Terra e cinzas é a primeira obra de ficção de Rahimi, mas já é um alento. Serve para causar ansiedade por seu próximo livro, As mil casas do sonho e do terror, anunciado para este ano. Terra e cinzas é pequeno, mas profundo. A riqueza do conto supera a estranheza de uma escrita na segunda pessoa, desnecessária e incômoda a certa altura. É uma redação eficaz para, por exemplo, uma reportagem, quando se tenciona colocar o leitor como um visitante dentro da história. No conto, a narrativa em primeira pessoa seria melhor digerida. Há também descuidos na revisão, pela qual passaram falhas de digitação e um terrível erro de gramática (saiu um “pêgo” numa frase). Pode parecer ninharia, mas são desleixos que causaram irritação. Talvez porque na mesma semana li Moscow (Boitempo, 2001), de Edyr Augusto, e ele conseguiu a proeza de escrever “tráz” em vez de trás, acreditem!, na primeira página.

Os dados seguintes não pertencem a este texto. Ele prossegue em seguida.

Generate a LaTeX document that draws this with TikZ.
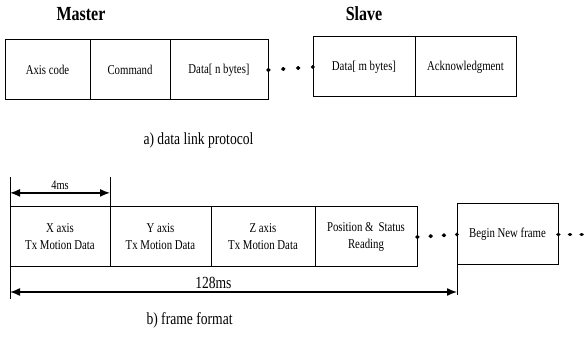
\documentclass[tikz,border=0pt]{standalone}
\usepackage{fontspec}
\setmainfont{Liberation Serif}[FakeStretch=0.8]
\usetikzlibrary{arrows.meta}
\usetikzlibrary{positioning}
\usetikzlibrary{calc}
\tikzset{
  field/.style={draw, line width=1pt, outer sep=0pt, inner sep=1pt,
    minimum height=60pt, align=center, font=\fontsize{13.5}{17}\selectfont},
  dotline/.style={line width=3.8pt, line cap=round, dash pattern=on 0.8pt off #1},
  dotline/.default=13.2pt,
  heading/.style={font=\fontsize{20}{22}\selectfont\bfseries},
  caption/.style={font=\fontsize{17}{19}\selectfont, anchor=base west},
  dim/.style={<->, >={Latex[length=10pt,width=8pt]}, line width=1.4pt},
  tick/.style={line width=1pt},
}

\begin{document}
\begin{tikzpicture}[x=1pt,y=-1pt]
  \useasboundingbox (0,0) rectangle (584,347);
  % a) data link protocol
  \node[heading] (master) at (81,14) {Master};
  \node[heading] (slave) at (364,14) {Slave};
  \node[field, minimum width=85pt, anchor=north west] (axis) at (5,40) {Axis code};
  \node[field, minimum width=80pt] (cmd) [right=0pt of axis] {Command};
  \node[field, minimum width=98pt] (datan) [right=0pt of cmd] {Data[ n bytes]};
  \node[field, minimum width=102pt, anchor=north west] (datam) at (313,37) {Data[ m bytes]};
  \node[field, minimum width=101pt] (ack) [right=0pt of datam] {Acknowledgment};
  \draw[dotline=14.1pt] (datan.east) -- (datam.west);
  \node[caption] (capa) at (140,145) {a) data link protocol};

  % b) frame format
  \node[field, minimum width=100pt, anchor=north west] (xax) at (10,207) {X axis\\Tx Motion Data};
  \node[field, minimum width=101pt] (yax) [right=0pt of xax] {Y axis\\Tx Motion Data};
  \node[field, minimum width=104pt] (zax) [right=0pt of yax] {Z axis\\Tx Motion Data};
  \node[field, minimum width=102pt] (pos) [right=0pt of zax] {Position \&\ \,Status\\Reading};
  \node[field, minimum width=101pt, minimum height=61pt, anchor=north west] (newf) at (457,204) {Begin New frame};
  \coordinate (tail) at (582,234.5);
  \draw[dotline=12.5pt] (pos.east) -- (newf.west);
  \draw[dotline=10.8pt] (newf.east) -- (tail);

  % 4ms
  \coordinate (tickL) at (10,177);
  \coordinate (tickR) at (110,177);
  \draw[tick] (xax.north west) -- (tickL);
  \draw[tick] (xax.north east) -- (tickR);
  \draw[dim] ($(tickL)!0.53!(xax.north west)$) -- ($(tickR)!0.53!(xax.north east)$)
    node[midway, above=-1pt, font=\fontsize{13}{15}\selectfont] {4ms};

  % 128ms
  \coordinate (endL) at (10,299);
  \coordinate (endR) at (457,295);
  \coordinate (arrL) at (10,292);
  \coordinate (arrR) at (457,292);
  \draw[tick] (xax.south west) -- (endL);
  \draw[tick] (newf.south west) -- (endR);
  \draw[dim] (arrL) -- (arrR)
    node[pos=0.455, above=-1pt, font=\fontsize{17}{19}\selectfont] {128ms};
  \node[caption] (capb) at (143,325) {b) frame format};
\end{tikzpicture}
\end{document}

Um livro não pode conter erros que estamos acostumados a ver na imprensa, ou em textos de um jornalista metido a resenhista como este que vos perturba agora. Defendemos tanto a leitura como aperfeiçoamento cultural e intelectual, então a gramática não pode ser atropelada em obras desse porte. Se fosse um Paulo Coelho ou um Valêncio Xavier da vida, ainda vá.
E se a guerra contém tantas pequenas tragédias, como as relatadas em Terra e cinzas, o recente ataque ao Afeganistão serviu ao menos para que o primeiro livro de Atiq Rahimi ficasse conhecido. É triste, é trágico, mas até a boa literatura depende de uma oportunidade de marketing causada pela guerra. Em tempos de bomba, os homens não têm mais voz, a pedra não faz mais barulho.